После того как она умчалась, забрав с собой большую часть его здравого смысла, он молча сидел за столом, думая о том, что делать дальше. Как спланировать наилучший результат.
Лучший результат — она в его постели, его член внутри ее влагалища и она верхом на нем, пока они оба не забудут все остальное. Его пальцы так крепко сжали бокал, что он разбился. Мелкие осколки стекла впились ему в ладонь, и он, не моргнув глазом, выдернул их, глядя, как по рукам стекает кровь.
Он жаждал размазать эту кровь по молочно-белой коже, когда будет трахать. Именно это он и собирался сделать, но зазвонил телефон.
Он мгновенно насторожился, и оружие, приклеенное скотчем под столом, оказалось в его руке. Он подошел к фарфоровому шкафу, толкнул его в сторону, показывая скромный арсенал. У него было по одному на каждую комнату в доме.
Готов к любым неожиданностям.
И звонок на телефоне кое-что ему подсказал.
Что отец его предал.
Это не было неожиданностью.
Его только удивило, что тот смог обойти всю охрану Лукьяна, и получить доступ на территорию.
Звонок на его телефоне был предупреждением о том, что последний барьер на пути к его дому — сломан. Обычно он получал предупреждения с разными звуками: один звук, когда кто-то сворачивал с боковой дороги на его подъездную дорожку; еще один звук, когда кто-то добирался до ворот. И так далее, и тому подобное.
Так что звук в телефоне дал ему ровно столько времени, чтобы достать оружие и посмотреть, как трое вооруженных мужчин приближаются к стеклянным дверям столовой.
Не было времени добраться до Элизабет и предупредить ее.
Потому что, скорее всего, их будет больше, чем трое. И им, скорее всего, будет поручено найти Элизабет. Либо убить ее, либо отвести к отцу.
К Ане.
Ана сорвала бы с нее кожу, чтобы поразвлечься.

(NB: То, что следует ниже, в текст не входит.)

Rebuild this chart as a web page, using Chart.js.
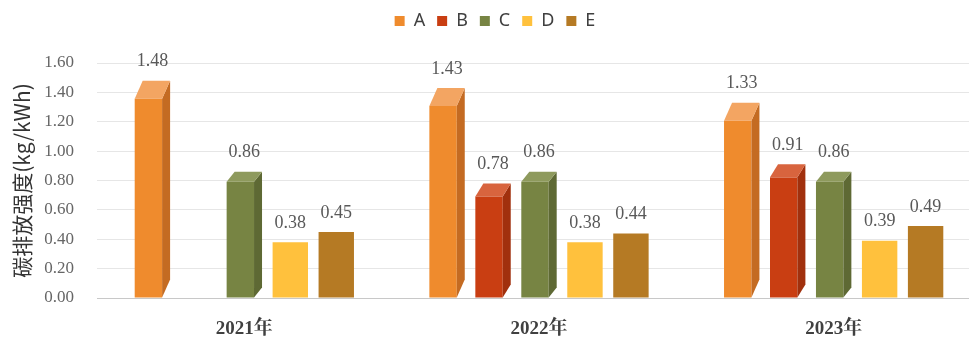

По его спине пополз лед, незнакомый в ситуациях жизни или смерти.
Элизабет будет бороться. Он хорошо обучил ее. Если они наткнутся на нее прежде, чем он успеет расправиться с мужчинами, небрежно идущими к стеклянным дверям, она сделает все, что нужно, чтобы выжить.
Он наблюдал за приближающимися людьми с холодным расчетом. Они хотели убить его. И они превосходили его числом. Ни то, ни другое его не волновало. Он уже некоторое время преследовал смерть. Скорее всего, с самого начала. Это способствовало его образу жизни. И он был очарован своей собственной кончиной больше, чем любой другой.
Он не придавал особого значения своему концу. Он знал, что это будет кроваво. Насильственно. Так оно и случилось. Но он не думал, что это будет из-за маленькой, сломанной, поврежденной и расстроенной девушки.
Он считал себя учителем смерти и ее носителем. Он стал в некотором роде экспертом в этой области.
Но она доказала ему, что он ошибся.
Она показала ему, что смерть — это не пуля в голову, не перелом костей шеи, не порез артерии. Нет, это было гораздо болезненнее и уродливее. Это была гребаная любовь.
Или какая-то извращенная версия эмоций, которые он разделял с ней. Эту смерть он преследовал, и даже не осознавал этого. Иначе он пустил бы себе пулю в лоб еще до того, как все это произошло.
Но он был живым мертвецом из-за нее, он ненавидел ее так же сильно, как и любил. Эти люди его не убьют. Черт, нет. Он не боялся своей смерти. Он был в ужасе от того, что произойдет, когда умрет она.
Этого не случится.
Она умрет только от его рук или от бога. Только так она покинет эту землю. И он отправится прямо за ней.